If it seems like I’ve been MIA it’s because I have been. My son, David and his wife, Alyssa recently moved to Portland, Oregon, and between two trips to visit them, a trip to Texas to hear Rachel’s last doctoral recital, and several trips back and forth to LA for Archer and Fable activities—all in the last two months, so I’ve hardly been home. I fell in love—FELL HEAD OVER HEELS IN LOVE—with Portland. For a green-starved Southern Californian, it was like going to heaven. We hiked up waterfalls, down waterfalls, to alpine meadows filled with fields of wildflowers, ate delicious food, walked to everything near where they live, and marveled at everyone’s gorgeous spring-blooming gardens. I love how many people plant vegetables in the tree lawn in front of their houses. And then there are the berries. All of the woods are teeming with berry bushes of all kinds, as are people’s homes. David and Alyssa have a huge number of raspberry canes, which were just starting to bear fruit when we left. They are now in full swing. 

When Rebecca was a baby, we lived in New Jersey for a couple of years and had a huge raspberry patch in our backyard. Every day in early summer, Rebecca and I would pick bowls and bowls of raspberries, most of which we would eat right there in the garden. They were by far Rebecca’s favorite fruit growing up, and it was hard to explain, once we moved away and no longer had an endless supply of them, that unless you grow them, they are a special occasion, once in a while luxury that come in very small packages. 
If you live in an area where you can plant perennial berry bushes—raspberries, blackberries, or blueberries—I highly recommend it. There is nothing more gratifying than going into the garden to pick berries. Make sure you check with a reputable source, such as your local farm advisor or a local garden expert, to find out which varieties grow best in your climate zone. (Nurseries are not always a reliable source of information.) Or if you don’t have the space or the right climate, going berry picking at a local farm is also fun. I was lucky last week to get an invitation from my dear friend, Mary, to go blueberry picking 5 minutes from home at a farm that she is working with. We picked about 10 lbs of blueberries, and I’ve been gorging on them ever since. I shared some, froze some but mostly have been eating them by the handfuls.

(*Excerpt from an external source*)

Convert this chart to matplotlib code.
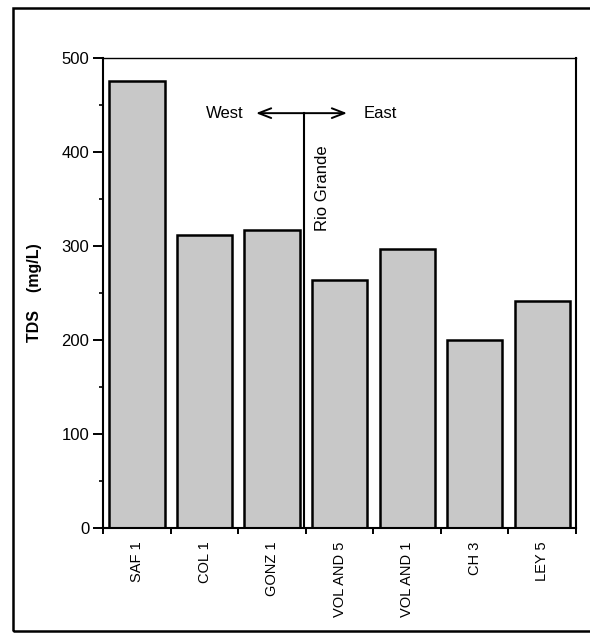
import matplotlib
matplotlib.use('Agg')
import matplotlib.pyplot as plt
from matplotlib import font_manager
from matplotlib.patches import Rectangle

plt.rcParams['font.family'] = ['Liberation Sans', 'DejaVu Sans']

# sampling sites, west to east of the Rio Grande
sites = ['SAF 1', 'COL 1', 'GONZ 1', 'VOL AND 5', 'VOL AND 1', 'CH 3', 'LEY 5']
tds = [475, 311, 317, 263, 296, 200, 241]

# river divide and its label
river_x = 2.47
river_top = 441

# narrow face for the site names if we have it
installed = {f.name for f in font_manager.fontManager.ttflist}
if 'Liberation Sans Narrow' in installed:
    site_font, site_size = 'Liberation Sans Narrow', 12
else:
    site_font, site_size = 'Liberation Sans', 10.5

fig = plt.figure(figsize=(5.9, 6.34), dpi=100, facecolor='white')

# outer frame round the whole figure
fig.patches.append(Rectangle((0.0215, 0.004), 1.1, 0.983, transform=fig.transFigure,
                             fill=False, edgecolor='black', linewidth=1.8))

ax = fig.add_axes([0.1751, 0.1677, 0.8012, 0.7413])

x = list(range(len(sites)))
ax.bar(x, tds, width=0.82, color='#c8c8c8', edgecolor='black', linewidth=1.8, zorder=2)

ax.set_xlim(-0.5, len(sites) - 0.5)
ax.set_ylim(0, 500)

ax.set_yticks([0, 100, 200, 300, 400, 500])
ax.set_yticks([50, 150, 250, 350, 450], minor=True)
ax.tick_params(axis='y', which='major', direction='out', length=7, width=1.4, labelsize=12, pad=3)
ax.tick_params(axis='y', which='minor', direction='out', length=3, width=1.2)

# ticks between categories, labels at bar centres
ax.set_xticks([i + 0.5 for i in range(-1, len(sites))])
ax.set_xticklabels([])
ax.set_xticks(x, minor=True)
ax.set_xticklabels(sites, minor=True, rotation=90, fontsize=site_size, family=site_font)
ax.tick_params(axis='x', which='major', direction='out', length=4, width=1.4)
ax.tick_params(axis='x', which='minor', length=0, pad=10)

for s in ax.spines.values():
    s.set_linewidth(1.5)
ax.spines['top'].set_linewidth(1.0)

ax.set_ylabel('TDS    (mg/L)', fontweight='bold', fontsize=11.5, labelpad=14)

# Rio Grande divide with west/east arrow
ax.plot([river_x, river_x], [0, river_top], color='black', linewidth=1.5, zorder=3)
ax.annotate('', xy=(1.72, river_top), xytext=(3.15, river_top),
            arrowprops=dict(arrowstyle='<->, head_length=0.9, head_width=0.35',
                            color='black', linewidth=1.4))
ax.text(1.57, river_top, 'West', ha='right', va='center', fontsize=12)
ax.text(3.35, river_top, 'East', ha='left', va='center', fontsize=12)
ax.text(2.75, 361, 'Rio Grande', rotation=90, ha='center', va='center', fontsize=12)

fig.savefig('out.png', dpi=100, facecolor='white')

On Father's Day, I made a delicious recipe for blueberry buckle. (You can also make raspberry or blackberry versions.) This recipe came from The How Can It Be GlutenFree Cookbook by America’s Test Kitchen. It is yummy, easy to make, and the batter can be made ahead of time to be popped in the oven when you sit down to dinner, ready to be served hot from the oven. If you are not on a gluten-free diet, substitute regular flour for the gluten-free flour. 

Individual Blueberry-Almond Buckles 

5 ½ ounces (3/4 cup) sugar 
½ cup sliced almonds, toasted and chopped coarse 
(toast at 325 for about 8-10 minutes before chopping) 
4 Tablespoons unsalted butter, softened 
¼ teaspoon salt 
1/3 cup heavy cream 
2 large eggs 
½ teaspoon almond extract 
3 ½ ounces (1/2 cup plus 2 T) King Arthur Gluten-Free Multi-Purpose Flour 
(or about ¾ cups plain flour)
½ teaspoon baking powder 
3 cups fresh blueberries 

1. Adjust oven rack to middle position and heat oven to 375 degrees. Spray eight 6-ounce (or six 7-ounce) ramekins with vegetable oil spray and place on rimmed baking sheet. 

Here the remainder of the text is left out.